The favorable policies announced by the central bank today are absolutely brutal! In my 28 years in the A-share market, I've never seen such aggressive good news—institutions can now borrow from the 'central bank mom' if they lack funds to buy stocks! Eligible securities firms, funds, and insurance companies can use assets like bonds, stock ETFs, and CSI 300 constituent stocks as collateral to exchange for highly liquid assets such as government bonds and central bank bills from the central bank. This will significantly enhance institutions' ability to obtain funds and increase their stock holdings. The initial scale of the swap facility is 500 billion yuan, and it may be expanded in the future depending on the situation. 'If it works well, there could be a second 500 billion, a third 500 billion.'
The funds obtained through this tool can only be used to invest in the stock market. For example, a fund company holds CSI 300 constituent stocks but is forced to sell them due to investor redemptions. Selling the stocks leads to a decline in the fund's net value, which in turn triggers more redemptions—a vicious cycle. Now, this fund company can pledge some of its stocks to the central bank in exchange for highly liquid assets like government bonds and central bank bills. These assets can then be liquidated into cash, allowing the fund manager to meet redemption demands without selling stocks. The fund company might even use the cash to increase its positions, effectively breaking the vicious cycle of stock sell-offs. Additionally, banks are encouraged to provide loans to listed companies and major shareholders for stock buybacks and increased holdings. The central bank will offer relending to banks with 100% funding support at an interest rate of 1.75%. The initial quota is 300 billion yuan, with potential expansions based on usage. This policy applies to listed companies of all ownership types.

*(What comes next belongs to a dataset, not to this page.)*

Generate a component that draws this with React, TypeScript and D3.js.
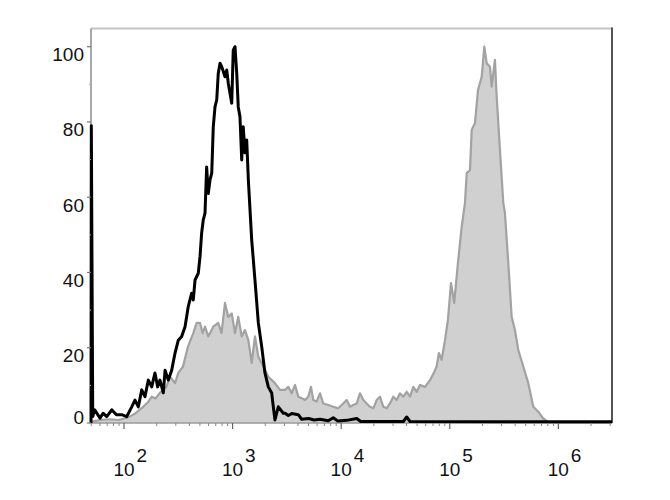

When a listed company sees its stock price at a low level and wants to buy back shares but lacks funds, it can now take out a bank loan to increase holdings or repurchase its own shares. Ultimately, the central bank will settle the payment. The obvious goal of this move is to rescue the market and reverse the continuous decline in A-shares. It aims to boost market confidence, enhance liquidity, and help the A-share market quickly rebound from the bottom. At such historically low levels in the A-share market, if I were an institutional investor, I would immediately seek loans from the central bank to increase my positions. This would allow my institution to outperform others and achieve substantial investment returns.
If I were a major shareholder of a listed company, I would also consider borrowing from banks to increase holdings of my company's shares during the market bottom. The central bank is set to inject massive liquidity into the A-share market, and as the tide rises, the market bottom has already formed. Driven by this super-positive news, A-shares surged today. The SSE 50 Index rose sharply, with the most oversold stocks seeing the biggest gains. Kweichow Moutai soared 8.8%, and TCL Zhonghuan hit the limit-up! This policy clearly demonstrates the central bank's firm resolve to stabilize the A-share market. It’s foreseeable that if the A-share market remains sluggish, the government will roll out even stronger policies to support it. As an ordinary investor, hesitating or staying bearish at this point would be unwise. I will stick to my strategy of continuously increasing positions below 3,000 points.